Roy Rogers Ranch Set Cereal Premium

The 1953 Post Roy Rogers Ranch Set cereal premium was originally created by C.F. Block and Associates in Chicago, IL, who created many premiums for Post and Quaker. The Roy Rogers Ranch Set premium was advertised on the back of Dell Roy Rogers comic No. 67 and expired January 1954. For 50 cents and 2 Post Cereal box tops, the 23-piece set could be yours.

Clarence Block said the Roy Rogers Ranch Set cereal premium was designed with the assistance of an ad agency. The intent was a quality set of figures that looked as realistic as possible. Block's artist on staff at the time was Kirk Melzer. Clarence Block was a mechanical engineer and ran the company. His partner, Leonard Schramm, handled marketing and customer service. Block was also an inventor. Some of his designs include the one-piece dog feeder for Kennel Ration, the twists in licorice, nut rolls, the turtles candy machine and univack machine. C.F. Block and Associates also created a Forty Guns that Won the West cereal premium, plastic Indian arrowheads premium and ten antique cars premium. Block also created packaging for Post.

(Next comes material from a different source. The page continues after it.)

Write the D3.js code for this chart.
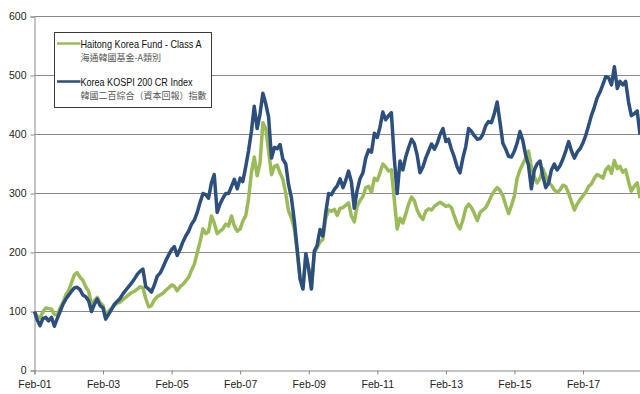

The solid soft plastic figures of the Roy Rogers Ranch Set premium included Roy Rogers, Dale Evans, Pat Brady, Trigger (palomino rearing horse), Buttermilk (running horse), Bullet (German shepherd) and detachable rubbery saddles and bridles. Roy's ranch house, gate, animals and trees were made of color lithographed cardboard that could stand when assembled (see below). Nellybelle (jeep) was made of metal with tires that rolled. Block confirmed that the rearing Trigger horse was palomino. According to a photo of a very rare, intact cereal premium set in the book, Roy Rogers and Dale Evans Toys and Memorabilia by P. Allan Coyle, page 128, the other figures and horses were white.

The cereal premium was packaged, under contract, at Piper Manufacturing on Lake St. in Chicago. It's possible that Tootsietoy, located nearby, had a hand in making the jeep for the premium but it was never confirmed. Como Plastics in Indiana, now Como Products, probably did the plastic figure mold casting. Steve Bluhm, who still worked at Como Products when I spoke to him, found an old hand-written work order for the premium figures and horses from that date. However, Block told me they tried to keep all the work they could local (C. Block photo, below right).

When the cereal premium had run its course, the plastic figures and accessories were offered to The Stuart Manufacturing Company in Cincinnati, Ohio. Stuart used Como Plastics to cast their figures. Dexter Balterman said he remembered the day he was offered the figures. Stuart made those figures, accessories and horses with their own complimentary designed line in assorted colors. The character (premium) figures were offered in various sets such as Texas TV Rancher, TV Cowboys and Home on the Range.